Pendant cinq ans et demi il vécut à Amsterdam, Leyde, Utrecht et d'autres villes encore. Il y eut pour amis Limborch et Leclerc, tous deux fort occupés de théologie et de philosophie. Ce dernier fonda, en 1686, une revue appelée la Bibliothèque universelle, à laquelle Locke collabora. Dans le numéro de janvier 1688 parut un abrégé de l'Essai sur l'entendement. Leclerc l'avait traduit en français.

Enfin la révolution de 1688 arriva, et Locke, bien vu de Guillaume d'Orange, fut même chargé par lui d'accompagner la reine Marie pendant la traversée. Débarqué à Greenwich en février 1689, il fit imprimer enfin son Essai, qui parut au commencement de 1690. Locke avait 58 ans, et il travaillait à cet ouvrage depuis une vingtaine d'années.

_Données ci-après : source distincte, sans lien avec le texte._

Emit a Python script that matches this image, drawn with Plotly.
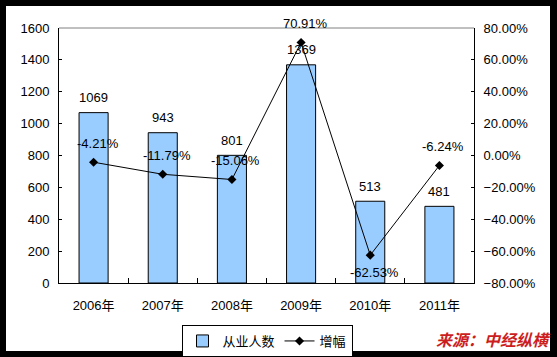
import plotly.graph_objects as go

years = ["2006年", "2007年", "2008年", "2009年", "2010年", "2011年"]
employees = [1069, 943, 801, 1369, 513, 481]
growth = [-0.0421, -0.1179, -0.1506, 0.7091, -0.6253, -0.0624]
growth_labels = ["-4.21%", "-11.79%", "-15.06%", "70.91%", "-62.53%", "-6.24%"]
label_below = [False, False, False, False, True, False]

FONT = "Liberation Sans, Arial, Noto Sans CJK SC, sans-serif"

# plot area pixels: x 59..474, y 28..283
L, R, T, B = 59, 474, 28, 283
W, H = R - L, B - T
def px(x): return (x - L) / W
def py(y): return (B - y) / H

fig = go.Figure()
fig.add_trace(go.Bar(
    x=years, y=employees, name="从业人数",
    marker=dict(color="#99CCFF", line=dict(color="black", width=1)),
    yaxis="y",
))
fig.add_trace(go.Scatter(
    x=years, y=growth, name="增幅", mode="lines+markers",
    line=dict(color="black", width=1),
    marker=dict(symbol="diamond", size=7, color="black"),
    yaxis="y2",
))

ann = []
for xv, v in zip(years, employees):
    ann.append(dict(x=xv, y=v, xref="x", yref="y", text=str(v), showarrow=False,
                    yshift=15, font=dict(size=13, color="black", family=FONT)))
for xv, v, t, below in zip(years, growth, growth_labels, label_below):
    ann.append(dict(x=xv, y=v, xref="x", yref="y2", text=t, showarrow=False,
                    xshift=4, yshift=-17 if below else 19,
                    font=dict(size=13, color="black", family=FONT)))
ann.append(dict(x=px(553), y=py(353), xref="paper", yref="paper", xanchor="right", yanchor="bottom",
                text="<b><i>来源：中经纵横</i></b>", showarrow=False,
                font=dict(size=16, color="#CC1E1E", family="Noto Sans CJK SC, sans-serif")))

shapes = [
    dict(type="rect", xref="paper", yref="paper", x0=px(6), x1=px(550), y0=py(351), y1=py(6),
         fillcolor="white", line=dict(width=0), layer="below"),
    dict(type="line", xref="paper", yref="paper", x0=0, x1=1, y0=1, y1=1,
         line=dict(color="#808080", width=1)),
]

fig.update_layout(
    width=557, height=357,
    margin=dict(l=L, r=557 - R, t=T, b=357 - B, pad=0, autoexpand=False),
    paper_bgcolor="black", plot_bgcolor="white",
    font=dict(family=FONT, size=13, color="black"),
    bargap=0.58,
    showlegend=True,
    legend=dict(orientation="h", x=px(267), xanchor="center", y=py(325), yanchor="top",
                bordercolor="black", borderwidth=1, bgcolor="white",
                font=dict(size=13, family="Noto Sans CJK SC, sans-serif"),
                itemwidth=30, tracegroupgap=0),
    xaxis=dict(type="category", showline=True, linecolor="black", linewidth=1,
               ticks="inside", ticklen=5, tickcolor="black", tickson="boundaries",
               showgrid=False, zeroline=False, ticklabelstandoff=10, automargin=False,
               tickfont=dict(size=13)),
    yaxis=dict(range=[0, 1600], dtick=200, showline=True, linecolor="black", linewidth=1,
               ticks="inside", ticklen=3, tickcolor="black", showgrid=False, zeroline=False,
               ticklabelstandoff=6, automargin=False, tickfont=dict(size=13)),
    yaxis2=dict(range=[-0.8, 0.8], dtick=0.2, tickformat=".2%", overlaying="y", side="right",
                showline=True, linecolor="black", linewidth=1, ticks="inside", ticklen=3,
                tickcolor="black", showgrid=False, zeroline=False, ticklabelstandoff=6,
                automargin=False, tickfont=dict(size=13)),
    annotations=ann,
    shapes=shapes,
)

fig.write_html("out.html", config={"displayModeBar": False},
               post_script="document.body.style.margin='0';document.body.style.overflow='hidden';")
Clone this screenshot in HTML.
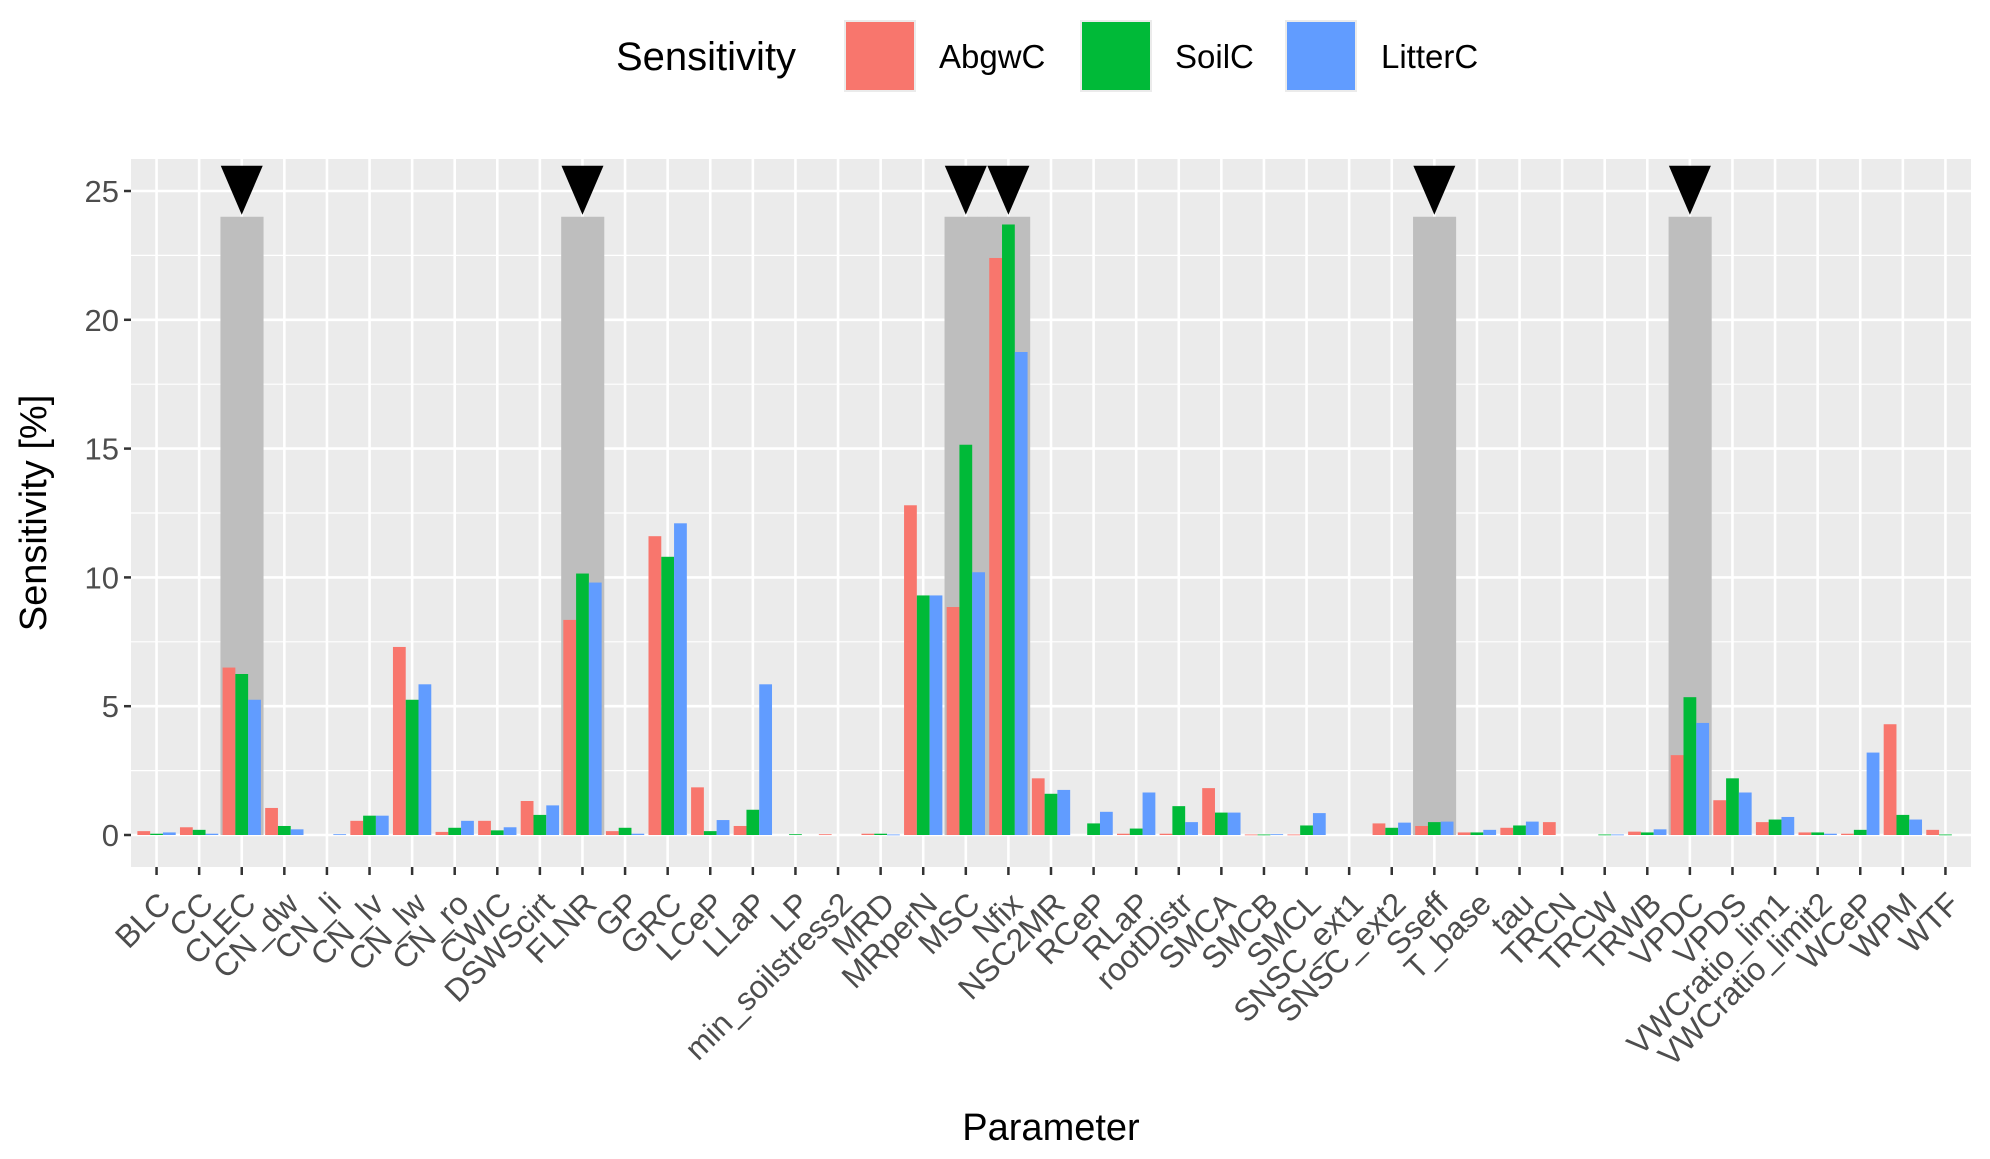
<!DOCTYPE html>
<html><head><meta charset="utf-8"><style>
html,body{margin:0;padding:0;background:#fff;}
svg{display:block;font-family:"Liberation Sans",Arial,sans-serif;}
</style></head><body>
<svg id="chart" width="1990" height="1159" viewBox="0 0 1990 1159" xmlns="http://www.w3.org/2000/svg">
<rect x="131" y="159" width="1840" height="708" fill="#ebebeb"/>
<g id="grid"></g><g id="hl"></g><g id="bars"></g><g id="axes"></g>
<text x="616" y="70" font-size="40" fill="#000">Sensitivity</text>
<g><rect x="845" y="21" width="70" height="70" fill="#F8766D" stroke="#ebebeb" stroke-width="2"/><text x="939" y="68" font-size="33">AbgwC</text></g>
<g><rect x="1081" y="21" width="70" height="70" fill="#00BA38" stroke="#ebebeb" stroke-width="2"/><text x="1175" y="68" font-size="33">SoilC</text></g>
<g><rect x="1286" y="21" width="70" height="70" fill="#619CFF" stroke="#ebebeb" stroke-width="2"/><text x="1381" y="68" font-size="33">LitterC</text></g>
<text x="1051" y="1140" font-size="38" text-anchor="middle">Parameter</text>
<text transform="translate(46,513) rotate(-90)" font-size="38" text-anchor="middle">Sensitivity [%]</text>
</svg>
<script>
const categories=["BLC","CC","CLEC","CN_dw","CN_li","CN_lv","CN_lw","CN_ro","CWIC","DSWScirt","FLNR","GP","GRC","LCeP","LLaP","LP","min_soilstress2","MRD","MRperN","MSC","Nfix","NSC2MR","RCeP","RLaP","rootDistr","SMCA","SMCB","SMCL","SNSC_ext1","SNSC_ext2","Sseff","T_base","tau","TRCN","TRCW","TRWB","VPDC","VPDS","VWCratio_lim1","VWCratio_limit2","WCeP","WPM","WTF"];
const abgwC=[0.15,0.3,6.5,1.05,0,0.55,7.3,0.12,0.55,1.32,8.35,0.15,11.6,1.85,0.35,0,0.03,0.05,12.8,8.85,22.4,2.2,0,0.05,0.05,1.82,0.02,0.02,0,0.45,0.35,0.1,0.28,0.5,0,0.13,3.1,1.35,0.5,0.1,0.05,4.3,0.2];
const soilC=[0.05,0.2,6.25,0.35,0,0.75,5.25,0.28,0.18,0.78,10.15,0.28,10.8,0.15,0.98,0.03,0,0.05,9.3,15.15,23.7,1.6,0.45,0.25,1.12,0.87,0.02,0.37,0,0.28,0.5,0.1,0.37,0,0.02,0.1,5.35,2.2,0.6,0.1,0.2,0.78,0.02];
const litterC=[0.1,0.05,5.25,0.22,0.03,0.75,5.85,0.55,0.3,1.15,9.8,0.05,12.1,0.58,5.85,0,0,0.02,9.3,10.2,18.75,1.75,0.9,1.65,0.5,0.87,0.03,0.85,0,0.48,0.52,0.2,0.52,0,0.02,0.22,4.35,1.65,0.7,0.05,3.2,0.6,0];
const highlighted=["CLEC","FLNR","MSC","Nfix","Sseff","VPDC"];
const highlightTop=24;
const yTicks=[0,5,10,15,20,25];
const series=[abgwC,soilC,litterC];
const seriesNames=["abgwc","soilc","litterc"];
const colors=["#F8766D","#00BA38","#619CFF"];
const NS="http://www.w3.org/2000/svg";
const L=131,R=1971,T=159,B=867;
const unit=(R-L)/(categories.length+0.2);
const xs=i=>L+(i+0.6)*unit;
const ys=v=>835-v*(835-191)/25;
function mk(tag,attrs,parent){const e=document.createElementNS(NS,tag);for(const k in attrs)e.setAttribute(k,attrs[k]);parent.appendChild(e);return e;}
const grid=document.getElementById('grid'),hl=document.getElementById('hl'),bars=document.getElementById('bars'),axes=document.getElementById('axes');
for(let v=2.5;v<26;v+=5){const l=mk('line',{x1:L,x2:R,y1:ys(v),y2:ys(v),stroke:'#fff','stroke-width':1.2},grid);

}
yTicks.forEach(v=>{const l=mk('line',{x1:L,x2:R,y1:ys(v),y2:ys(v),stroke:'#fff','stroke-width':2.6},grid);


const t=mk('line',{x1:L-7,x2:L,y1:ys(v),y2:ys(v),stroke:'#333','stroke-width':2.5},axes);


const tx=mk('text',{x:L-12,y:ys(v)+11,'font-size':31,fill:'#4d4d4d','text-anchor':'end'},axes);
tx.textContent=v;

});
categories.forEach((c,i)=>{const x=xs(i);
const g=mk('line',{x1:x,x2:x,y1:T,y2:B,stroke:'#fff','stroke-width':2.6},grid);


if(highlighted.includes(c)){const r=mk('rect',{x:x-unit/2,y:ys(highlightTop),width:unit+0.5,height:ys(0)-ys(highlightTop),fill:'#bebebe'},hl);


const tri=mk('polygon',{points:`${x-21},${ys(highlightTop)-51} ${x+21},${ys(highlightTop)-51} ${x},${ys(highlightTop)-2}`,fill:'#000'},hl);

}
const bw=unit*0.9/3;
series.forEach((s,k)=>{const v=s[i];if(v<=0)return;const b=mk('rect',{x:x-unit*0.45+k*bw,y:ys(v),width:bw,height:Math.max(ys(0)-ys(v),0.8),fill:colors[k]},bars);

});
const t=mk('line',{x1:x,x2:x,y1:B,y2:B+8,stroke:'#333','stroke-width':2.5},axes);


const tx=mk('text',{transform:`translate(${x+16},906) rotate(-45)`,'font-size':32,fill:'#4d4d4d','text-anchor':'end'},axes);
tx.textContent=c;

});
</script>
</body></html>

En 1693, il publia des Pensées sur l'éducation. On lui doit aussi des écrits politiques, comme le Traité du gouvernement civil, où il défend le régime libéral de Guillaume d'Orange, des écrits religieux, dont quatre lettres sur la tolérance, et deux essais sur le christianisme raisonnable, etc. La théologie l'occupa dans ses dernières années, et c'était même, plutôt que les sciences naturelles, le sujet de ses conversations avec Newton, qui se montrait également théologien. En religion Locke était « latitudinaire », et voici comment il définissait ce mot : « Avoir des lois strictes touchant la vertu et le vice, mais élargir autant que possible les termes du credo religieux, c'est-à-dire faire en sorte que les articles de croyance spéculative soient peu nombreux et larges, les cérémonies peu nombreuses et faciles, voilà ce qui constitue le latitudinisme. » Il trouva, pour terminer sa vie, les soins les plus affectueux dans la famille de lady Masham, fille du philosophe Cudworth, et avec qui il était lié d'une amitié sincère depuis 1682. Ce fut elle qui lui lisait la Bible, et l'assista dans ces derniers moments. « Je meurs, dit-il, dans des sentiments de parfaite charité pour tous les hommes et en sincère communion avec tous les chrétiens de quelque nom qu'ils s'appellent. » (28 octobre 1704.)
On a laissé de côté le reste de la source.